My most recent travels in Central Florida brought me to Crystal River, home of Florida's Manatees, adorable creatures that live in the springs around the river, swimming and frolicking and often times getting cut by boat propellers.
The Manatees are commonly referred to as Sea Cows because of their size and look, and they are another of Florida's treasures that must be preserved. I have spent a good deal of time with Manatees, which is another story, but this time, I was looking for something else. I was heading back to my roots as an anthropologist and to the roots of Florida's ancient past; this brought me to
The Crystal River Archaeological State Park.
I was feeling inspired by the story I wrote about my time with the Navajos and as the history of Native peoples has always fascinated me, I wanted to see what the Archaeological State Park had to offer.

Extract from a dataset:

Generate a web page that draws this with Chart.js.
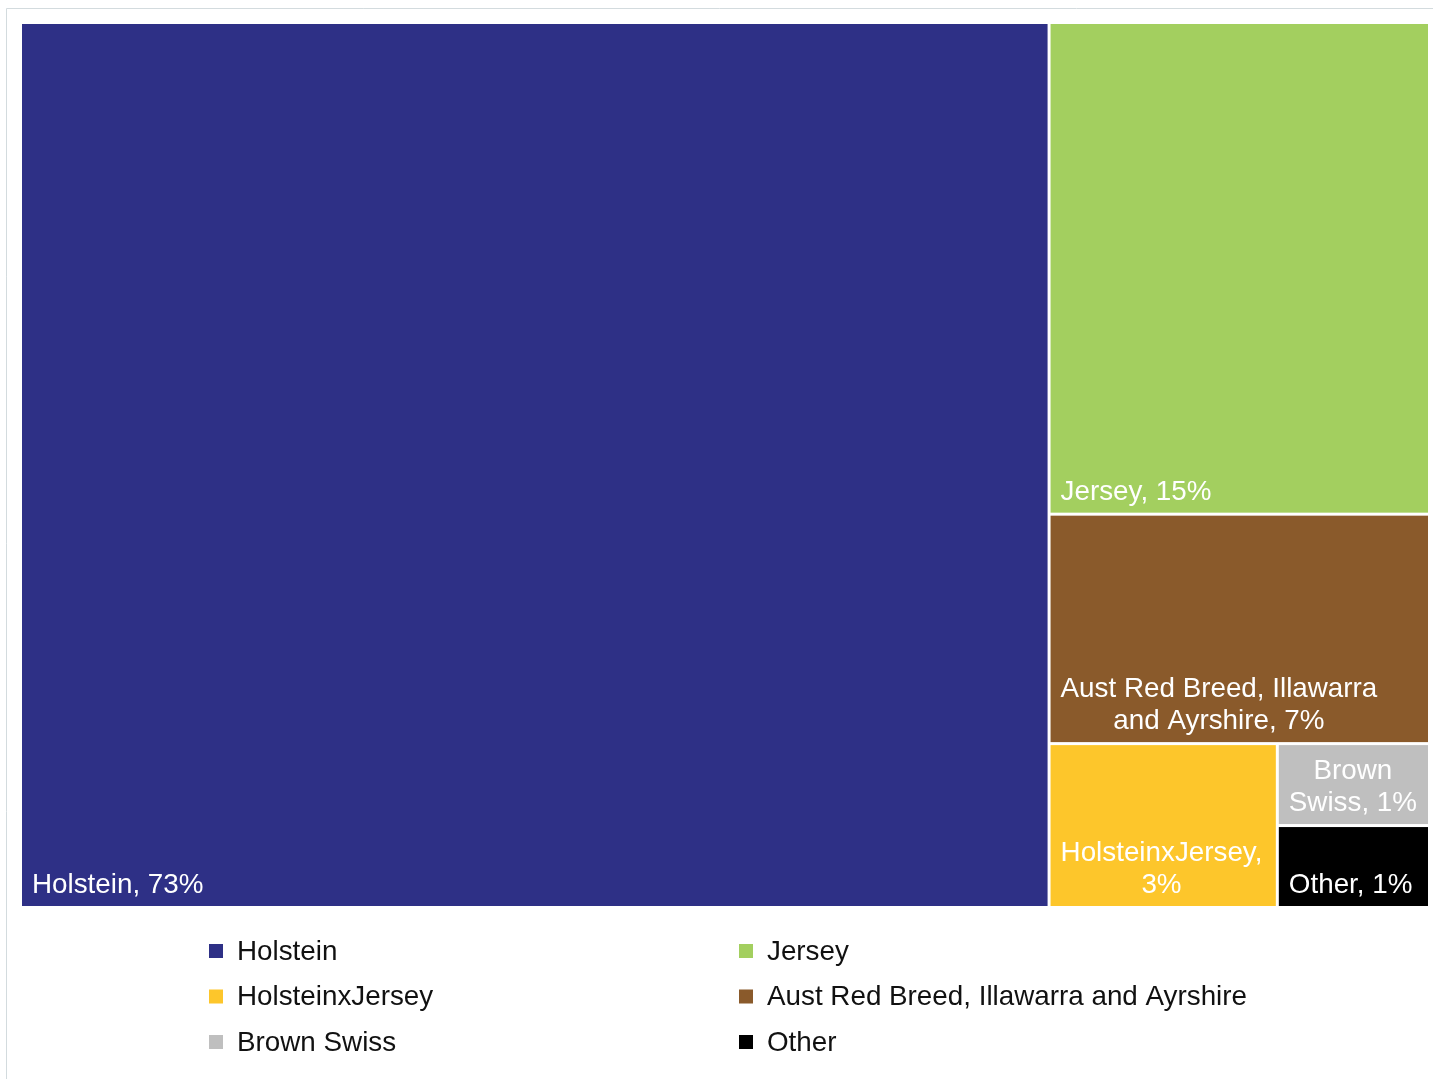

The park which is surrounded by the Crystal River Preserve State Park, is one of the longest continuously occupied pre-Columbian sites in Florida; it was a ceremonial center for Florida's ancient peoples for 1, 600 years. This pre-Columbian, Native American site houses a six mound complex of burial mounds, temple mounds and a plaza area, where people stood to watch the ceremonies taking place on the various mounds. It is estimated that as many as 7, 500 Native people had visited the complex every year that it was in use. It is known through archaeological investigation that these mounds were used to bury some of their dead and they also had ceremonial significance, however not much else is known about the area, and it will take much more research and understanding to discover the full scope of the significance of these mounds for Florida's ancient peoples.